[Stored data entries]
§ §
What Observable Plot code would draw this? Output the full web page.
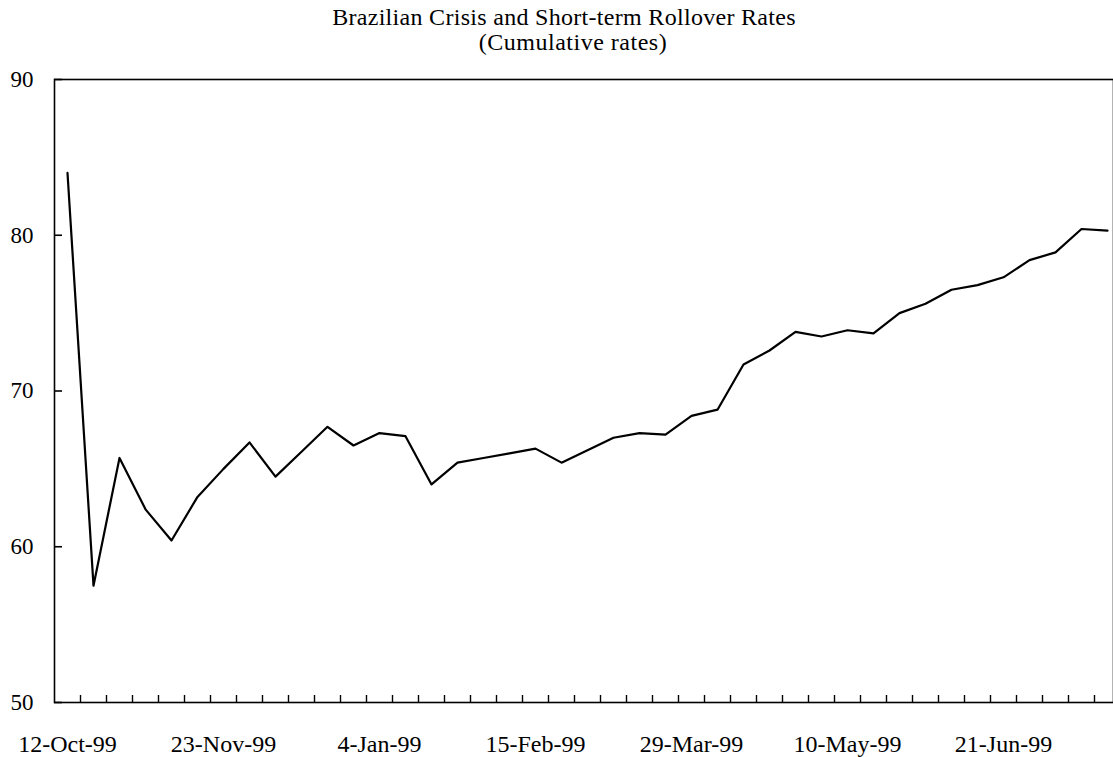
<!DOCTYPE html>
<html><head><meta charset="utf-8">
<script src="https://cdn.jsdelivr.net/npm/d3@7"></script>
<script src="https://cdn.jsdelivr.net/npm/@observablehq/plot@0.6"></script>
<style>
body{margin:0;background:#fff;overflow:hidden;width:1113px;height:757px;font-family:"Liberation Serif","Times New Roman",serif;}
#head{position:relative;height:59px;}
.t{position:absolute;left:0;width:1113px;box-sizing:border-box;text-align:center;font-size:24px;line-height:24px;color:#000;white-space:nowrap;}
</style></head><body>
<div id="head">
<div class="t" style="top:5px;padding-left:15px;letter-spacing:0.3px;">Brazilian Crisis and Short-term Rollover Rates</div>
<div class="t" style="top:30px;padding-left:33px;letter-spacing:0.5px;">(Cumulative rates)</div>
</div>
<div id="chart"></div>
<script>
// weekly cumulative rollover rates (%), one value per week starting 12-Oct-99
const rates = [84.0, 57.5, 65.7, 62.4, 60.4, 63.2, 65.0, 66.7, 64.5, 66.1,
  67.7, 66.5, 67.3, 67.1, 64.0, 65.4, 65.7, 66.0, 66.3, 65.4,
  66.2, 67.0, 67.3, 67.2, 68.4, 68.8, 71.7, 72.6, 73.8, 73.5,
  73.9, 73.7, 75.0, 75.6, 76.5, 76.8, 77.3, 78.4, 78.9, 80.4, 80.3];
const labelWeeks = [0, 6, 12, 18, 24, 30, 36];
const labelText = ["12-Oct-99", "23-Nov-99", "4-Jan-99", "15-Feb-99", "29-Mar-99", "10-May-99", "21-Jun-99"];
const yTicks = [50, 60, 70, 80, 90];

const data = rates.map((v, i) => ({week: i, rate: v}));
const weekTicks = d3.range(0.5, rates.length - 1, 1);
const font = '"Liberation Serif","Times New Roman",serif';

const chart = Plot.plot({
  width: 1113, height: 698,
  marginTop: 20, marginBottom: 55, marginLeft: 54, marginRight: 0,
  style: {fontFamily: font, fontSize: "24px", color: "#000", background: "#fff", overflow: "visible"},
  x: {domain: [-0.5, rates.length - 0.5], range: [54, 1120], label: null},
  y: {domain: [50, 90], label: null},
  marks: [
    Plot.frame({stroke: "#000", strokeWidth: 1.6}),
    Plot.axisY(yTicks, {tickSize: -8, text: null, strokeWidth: 1.6, label: null}),
    Plot.axisY(yTicks, {tickSize: 0, tickPadding: 21, fontSize: 23, label: null}),
    Plot.axisX(weekTicks, {tickSize: -7, text: null, strokeWidth: 1.4, label: null}),
    Plot.axisX(labelWeeks, {tickSize: 0, tickPadding: 32, label: null,
      tickFormat: d => labelText[labelWeeks.indexOf(d)]}),
    Plot.line(data, {x: "week", y: "rate", stroke: "#000", strokeWidth: 2.2})
  ]
});
document.getElementById("chart").appendChild(chart);
</script>
</body></html>
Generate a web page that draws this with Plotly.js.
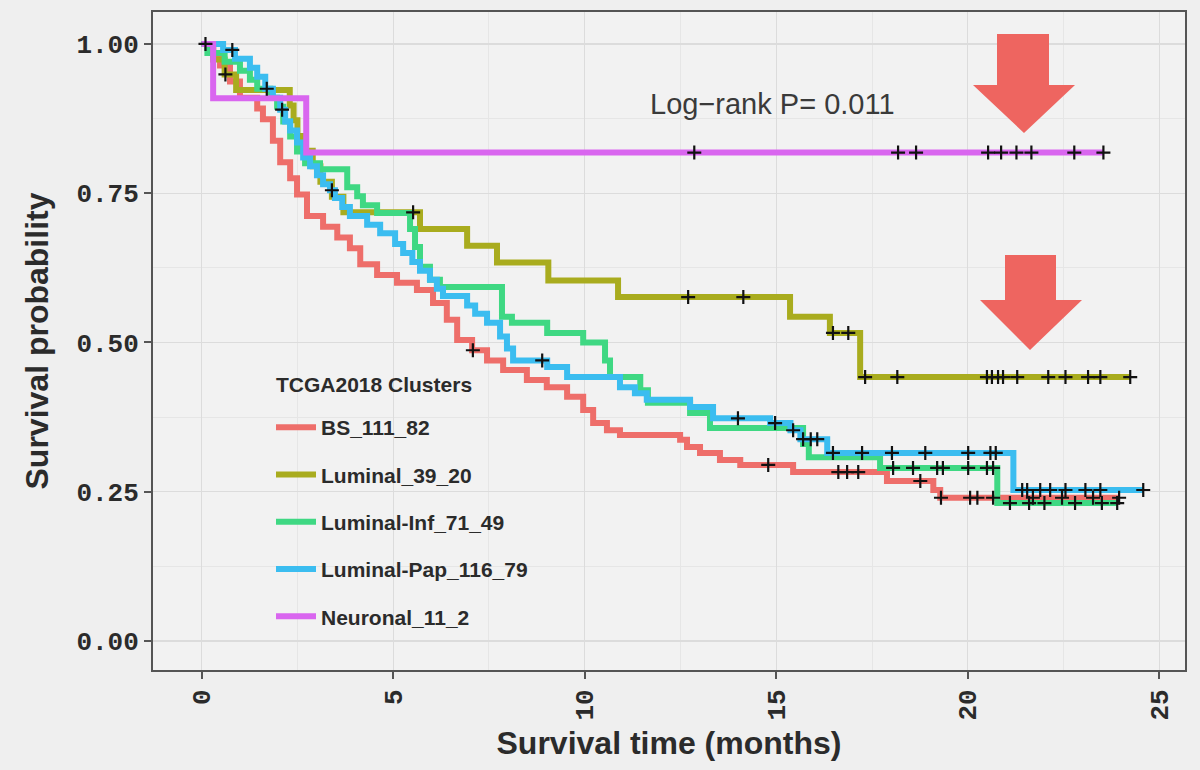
<!DOCTYPE html>
<html>
<head>
<meta charset="utf-8">
<script src="https://cdn.plot.ly/plotly-3.0.1.min.js"></script>
<style>
  html, body { margin: 0; padding: 0; background: #efefef; }
  #chart { width: 1200px; height: 770px; }
</style>
</head>
<body>
<div id="chart"></div>
<script>
// ---------------- DATA ----------------
const groupNames = ["BS_111_82", "Luminal_39_20", "Luminal-Inf_71_49", "Luminal-Pap_116_79", "Neuronal_11_2"];
const groupColors = ["#EE6E6A", "#A9AC1E", "#3FD883", "#3BBDF0", "#D966EF"];

// BS_111_82
const bsTime = [0, 0.30, 0.48, 0.74, 1.00, 1.45, 1.60, 1.86, 2.05, 2.31, 2.49, 2.75, 3.17, 3.54, 3.87, 4.14, 4.58, 5.10, 5.62, 6.04, 6.40, 6.67, 7.06, 7.45, 7.87, 8.49, 9.01, 9.54, 9.96, 10.22, 10.58, 10.92, 12.49, 12.67, 13.01, 13.53, 14.06, 15.44, 17.89, 19.10, 19.28];
const bsSurv = [1.0, 0.982, 0.964, 0.937, 0.910, 0.892, 0.874, 0.838, 0.802, 0.775, 0.748, 0.712, 0.694, 0.676, 0.658, 0.631, 0.613, 0.600, 0.588, 0.566, 0.538, 0.504, 0.487, 0.470, 0.454, 0.437, 0.425, 0.409, 0.387, 0.365, 0.353, 0.345, 0.337, 0.325, 0.315, 0.303, 0.295, 0.283, 0.268, 0.253, 0.240];
const bsCensor = [0.10, 7.08, 14.79, 16.62, 16.85, 17.14, 18.76, 19.30, 20.06, 20.25, 20.66, 21.70, 22.46, 23.27, 23.95];

// Luminal_39_20
const lumTime = [0, 0.30, 0.60, 0.90, 2.30, 2.40, 2.50, 2.60, 2.90, 3.10, 3.40, 3.70, 5.70, 6.93, 7.71, 9.05, 10.87, 15.36, 16.40, 17.19];
const lumSurv = [1.0, 0.974, 0.949, 0.923, 0.897, 0.872, 0.846, 0.821, 0.795, 0.769, 0.744, 0.718, 0.690, 0.662, 0.634, 0.604, 0.576, 0.543, 0.516, 0.442];
const lumCensor = [0.62, 5.52, 12.70, 14.14, 16.48, 16.88, 17.32, 18.16, 20.50, 20.63, 20.79, 20.92, 21.29, 22.10, 22.55, 23.14, 23.46, 24.24];

// Luminal-Inf_71_49
const infTime = [0, 0.15, 0.60, 1.00, 1.26, 1.45, 1.79, 1.97, 2.13, 2.31, 2.49, 2.70, 3.09, 3.80, 4.06, 4.21, 4.58, 5.44, 5.57, 5.70, 5.96, 6.22, 7.84, 8.10, 9.02, 9.96, 10.53, 10.66, 11.45, 11.65, 12.75, 13.27, 15.70, 15.85, 17.71, 20.77];
const infSurv = [1.0, 0.985, 0.970, 0.955, 0.940, 0.925, 0.910, 0.895, 0.870, 0.845, 0.820, 0.800, 0.790, 0.760, 0.745, 0.730, 0.717, 0.690, 0.660, 0.627, 0.605, 0.593, 0.543, 0.533, 0.516, 0.500, 0.470, 0.442, 0.420, 0.399, 0.382, 0.357, 0.330, 0.308, 0.290, 0.231];
const infCensor = [18.05, 18.57, 19.20, 19.35, 20.01, 20.50, 20.66, 21.10, 21.60, 22.00, 22.80, 23.50, 23.90];

// Luminal-Pap_116_79
const papTime = [0, 0.56, 0.87, 1.26, 1.45, 1.66, 1.86, 2.05, 2.18, 2.31, 2.49, 2.65, 2.83, 3.01, 3.17, 3.35, 3.48, 3.67, 3.87, 4.32, 4.66, 5.05, 5.26, 5.50, 5.70, 5.96, 6.14, 6.30, 6.93, 7.14, 7.45, 7.79, 7.97, 8.13, 9.02, 9.54, 10.92, 11.31, 11.62, 12.75, 13.35, 14.84, 15.37, 15.63, 16.33, 21.19];
const papSurv = [1.0, 0.990, 0.975, 0.960, 0.945, 0.925, 0.910, 0.890, 0.870, 0.855, 0.835, 0.810, 0.795, 0.780, 0.765, 0.755, 0.742, 0.727, 0.712, 0.697, 0.683, 0.665, 0.650, 0.635, 0.620, 0.605, 0.590, 0.578, 0.562, 0.548, 0.533, 0.510, 0.490, 0.470, 0.459, 0.442, 0.425, 0.415, 0.404, 0.392, 0.373, 0.365, 0.353, 0.338, 0.315, 0.253];
const papCensor = [0.80, 1.70, 2.10, 3.40, 8.89, 14.00, 14.97, 15.44, 15.70, 15.90, 16.07, 16.48, 17.24, 18.02, 18.89, 20.01, 20.59, 20.73, 21.42, 21.55, 21.89, 22.15, 22.55, 23.07, 23.46, 24.58];

// Neuronal_11_2
const neuTime = [0, 0.30, 2.73];
const neuSurv = [1.0, 0.909, 0.818];
const neuCensor = [12.86, 18.18, 18.65, 20.53, 20.87, 21.27, 21.66, 22.78, 23.54];

const pValueText = "Log\u2212rank P= 0.011";
const legendTitle = "TCGA2018 Clusters";
const xTickVals = [0, 5, 10, 15, 20, 25];
const yTickVals = [0, 0.25, 0.5, 0.75, 1.0];

// ---------------- BUILD ----------------
const groups = [
  {t: bsTime, s: bsSurv, c: bsCensor},
  {t: lumTime, s: lumSurv, c: lumCensor},
  {t: infTime, s: infSurv, c: infCensor},
  {t: papTime, s: papSurv, c: papCensor},
  {t: neuTime, s: neuSurv, c: neuCensor}
];

function survAt(times, survs, t) {
  let v = survs[0];
  for (let i = 0; i < times.length; i++) { if (times[i] <= t) v = survs[i]; }
  return v;
}

const lineTraces = [];
const censorTraces = [];
groups.forEach((g, i) => {
  const lastC = Math.max.apply(null, g.c);
  const xs = g.t.slice(), ys = g.s.slice();
  if (lastC > xs[xs.length - 1]) { xs.push(lastC); ys.push(ys[ys.length - 1]); }
  lineTraces.push({
    type: 'scatter', mode: 'lines', x: xs, y: ys, name: groupNames[i],
    legendgroup: 'g' + i, line: {shape: 'hv', color: groupColors[i], width: 6},
    hoverinfo: 'skip'
  });
  censorTraces.push({
    type: 'scatter', mode: 'markers', x: g.c, y: g.c.map(t => survAt(g.t, g.s, t)),
    legendgroup: 'g' + i, showlegend: false,
    marker: {symbol: 'cross-thin', size: 10, line: {color: '#111', width: 2.2}, color: '#111'},
    hoverinfo: 'skip'
  });
});

// pixel -> paper helpers for decorative elements
const PL = 153, PR = 1185, PT = 12, PB = 670;
function px(x) { return (x - PL) / (PR - PL); }
function py(y) { return 1 - (y - PT) / (PB - PT); }
function arrowPath(x1, x2, yTop, yHead, hx1, hx2, tipX, tipY) {
  return 'M' + px(x1) + ',' + py(yTop) + ' L' + px(x2) + ',' + py(yTop) + ' L' + px(x2) + ',' + py(yHead) +
    ' L' + px(hx2) + ',' + py(yHead) + ' L' + px(tipX) + ',' + py(tipY) + ' L' + px(hx1) + ',' + py(yHead) +
    ' L' + px(x1) + ',' + py(yHead) + ' Z';
}

const sansFam = '"Liberation Sans", Arial, sans-serif';
const monoFont = {family: '"Liberation Mono", "DejaVu Sans Mono", monospace', size: 26, color: '#2b2b2b', weight: 'bold'};

const layout = {
  width: 1200, height: 770,
  paper_bgcolor: '#efefef', plot_bgcolor: '#f2f2f2',
  margin: {l: PL, r: 1200 - PR, t: PT, b: 770 - PB},
  showlegend: true,
  legend: {
    x: px(271), y: py(407), xanchor: 'left', yanchor: 'top',
    bgcolor: 'rgba(0,0,0,0)', traceorder: 'grouped', tracegroupgap: 17,
    font: {family: sansFam, size: 21, color: '#2b2b2b', weight: 'bold'},
    itemwidth: 40
  },
  xaxis: {
    range: [-1.27, 25.67], tickvals: xTickVals, ticktext: xTickVals.map(String),
    tickangle: -90, tickfont: monoFont, ticks: 'outside', ticklen: 7, tickwidth: 2, tickcolor: '#555',
    showgrid: true, gridcolor: '#dcdcdc', gridwidth: 1.2,
    minor: {dtick: 2.5, tick0: 0, showgrid: true, gridcolor: '#e6e6e6', gridwidth: 1},
    zeroline: false, showline: true, linecolor: '#555', linewidth: 2, mirror: true,
    title: {text: 'Survival time (months)', font: {family: sansFam, size: 32, color: '#2b2b2b', weight: 'bold'}, standoff: 12}
  },
  yaxis: {
    range: [-0.0485, 1.0535], tickvals: yTickVals, ticktext: yTickVals.map(v => v.toFixed(2)),
    tickfont: monoFont, ticks: 'outside', ticklen: 7, tickwidth: 2, tickcolor: '#555',
    showgrid: true, gridcolor: '#dcdcdc', gridwidth: 1.2,
    minor: {dtick: 0.125, tick0: 0, showgrid: true, gridcolor: '#e6e6e6', gridwidth: 1},
    zeroline: false, showline: true, linecolor: '#555', linewidth: 2, mirror: true,
    title: {text: 'Survival probability', font: {family: sansFam, size: 32, color: '#2b2b2b', weight: 'bold'}, standoff: 18}
  },
  annotations: [
    {
      x: 14.9, y: 0.90, xref: 'x', yref: 'y', text: pValueText, showarrow: false,
      font: {family: sansFam, size: 29, color: '#3a3a3a'}
    },
    {
      x: px(274), y: py(385), xref: 'paper', yref: 'paper', xanchor: 'left', yanchor: 'middle',
      text: legendTitle, showarrow: false,
      font: {family: sansFam, size: 21, color: '#2b2b2b', weight: 'bold'}
    }
  ],
  shapes: [
    {type: 'path', xref: 'paper', yref: 'paper', path: arrowPath(997, 1049, 34, 85, 973, 1075, 1024, 133), fillcolor: '#EE6560', line: {width: 0}},
    {type: 'path', xref: 'paper', yref: 'paper', path: arrowPath(1005, 1056, 255, 300, 980, 1082, 1030, 350), fillcolor: '#EE6560', line: {width: 0}}
  ]
};

Plotly.newPlot('chart', lineTraces.concat(censorTraces), layout, {staticPlot: true, displayModeBar: false});
</script>
</body>
</html>
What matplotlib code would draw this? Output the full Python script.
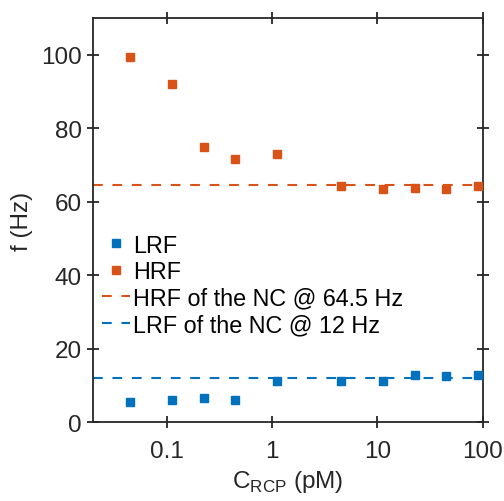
import matplotlib
matplotlib.use("Agg")
import matplotlib.pyplot as plt
from matplotlib.ticker import NullLocator

plt.rcParams['font.family'] = ['Liberation Sans', 'DejaVu Sans']
plt.rcParams['mathtext.fontset'] = 'custom'
plt.rcParams['mathtext.rm'] = 'Liberation Sans'
plt.rcParams['lines.scale_dashes'] = False

# concentrations (pM)
c_rcp = [0.045, 0.112, 0.225, 0.45, 1.12, 4.5, 11.25, 22.5, 45, 90]
lrf = [5.5, 6.0, 6.5, 6.1, 11.1, 11.1, 11.3, 12.9, 12.6, 12.8]
hrf = [99.5, 92.1, 74.9, 71.7, 73.0, 64.2, 63.4, 63.8, 63.6, 64.3]
nc_hrf = 64.5
nc_lrf = 12

blue = '#0072BD'
orange = '#D95319'
dark = '#262626'

fig = plt.figure(figsize=(5.04, 5.02), dpi=100)
ax = fig.add_axes([0.1845, 0.157, 0.7735, 0.805])

ax.plot(c_rcp, lrf, 's', color=blue, markersize=6, label='LRF', zorder=3)
ax.plot(c_rcp, hrf, 's', color=orange, markersize=6, label='HRF', zorder=3)
ax.axhline(nc_hrf, color=orange, lw=1.5, dashes=(7, 7), label='HRF of the NC @ 64.5 Hz')
ax.axhline(nc_lrf, color=blue, lw=1.5, dashes=(7, 7), label='LRF of the NC @ 12 Hz')

ax.set_xscale('log')
ax.set_xlim(0.02, 100)
ax.set_ylim(0, 110)
ax.set_xticks([0.1, 1, 10, 100])
ax.set_xticklabels(['0.1', '1', '10', '100'])
ax.set_yticks([0, 20, 40, 60, 80, 100])
ax.xaxis.set_minor_locator(NullLocator())

ax.tick_params(direction='inout', length=8, width=1.3, colors=dark,
               labelsize=17.5, top=True, right=True)
ax.tick_params(axis='x', pad=9)
ax.tick_params(axis='y', pad=4)
for s in ax.spines.values():
    s.set_linewidth(1.3)
    s.set_color(dark)

ax.set_xlabel(r'C$_{\mathregular{RCP}}$ (pM)', fontsize=17.5, color=dark, labelpad=4)
ax.set_ylabel('f (Hz)', fontsize=17.5, color=dark, labelpad=6)

ax.legend(loc='upper left', bbox_to_anchor=(0.0, 0.49), frameon=False,
          fontsize=16.8, handlelength=1.2, handletextpad=0.1,
          labelspacing=0.15, borderaxespad=0.2, borderpad=0.2)

fig.savefig('out.png', dpi=100)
§ §
▸ Aim of the exercise
Report only the number of lines in the records that include the word "matplotlib".

▸ Exercise response
5